There were people creating these really interesting pieces of software — programming languages, tools, and so on — but none of them seemed to be interested in describing them in a way that anybody else could use them easily.   So there was a niche that I found myself drifting into. I could write down descriptions of how to do something, how to use something, and it turned into, actually, quite a good way to do things. It was a better match for what I was good at. I was not going to be a blazing original contributor, the way a lot of these folks were, but for whatever reason I turned out to be an OK writer. And so, as they say, the rest is history.

I got pushed into it, I think, gently, originally and almost by accident by Dick Hamming, who was in a sense a mentor, mostly by example but occasionally by pushing. At some point, he suggested that we needed a book of style for programming. We have books of style on how to write English, but nothing on how to write programming. Although he had a totally different notion of it than I eventually came up with, that was kind of the impetus for the first book that I wrote, The Elements of Programming Style, which Phil Plauger ’65 and I did. That was successful enough, interesting enough, and fun enough that it led to the others.

We ripped off the style, as it were, from Strunk and White. The idea of here are some bad examples, and here’s how you do it better. And then can you draw a general lesson from that. So we did for programming languages — and not nearly as well — what Strunk and White had done for English. And definitely tried to emulate the brevity of their book. The first book that we wrote was quite small as well.

When AT&T split in 1995, I think it loosened a lot of the barnacles from the bottom of the boat. I spent a semester teaching at Harvard. After that, when Princeton suggested that maybe I’d like to spend time as a visitor at Princeton, I said sure.
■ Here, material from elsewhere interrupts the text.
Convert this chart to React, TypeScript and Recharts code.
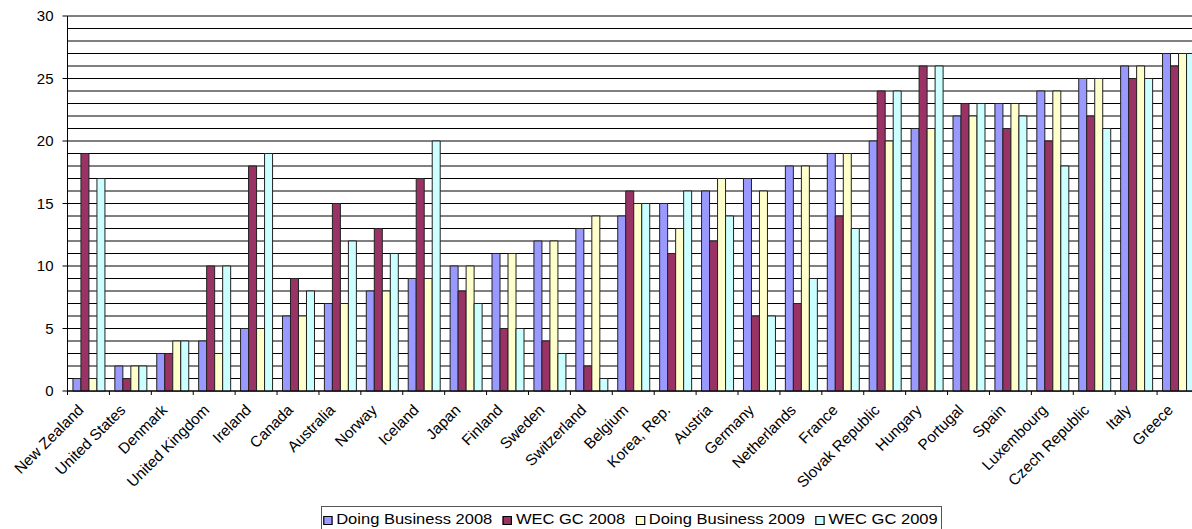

I did that for one year as a visitor, and then partway through that they said how would you like to come permanently? I thought about that for months — an absolute no-brainer, and it took me months to decide, “Yeah, this would be fun.” And so I did it, and I have not had a nanosecond of regret ever since. It’s just a wonderful experience, good fun. You hang out with all kinds of interesting people.  

What I’ve managed to do is to split life into two components. In the spring I teach a course for computer science majors, mostly — an upper level course. It’s a project course. People go and build really interesting projects, and my role is to stand up at the front and say you have to do something, I don’t care what it is, and then they go and do it. It’s great. They come up with all kinds of neat ideas, and if you look at a variety of systems for dealing with the University, you’ll see things that have come out of that class.

And then in the fall, I teach a course that is for very non-technical students. The typical person in the class will be a history major, an English major, something like that. I try to explain why the stuff that I do on the computer science side is actually interesting and relevant to them in their lives, so that when they’re out running the country, they’ll do a better job than perhaps some of the incumbents.

Alternating between those two, and then spending summers somewhere else, has turned out to be a very nice way to operate. Each one sort of recharges me for the next one.

Brian Kernighan is the author of nine books, most recently D is for Digital: What a Well-Informed Person Should Know About Computers and Communications, which is drawn from his Princeton course “Computers in Our World.”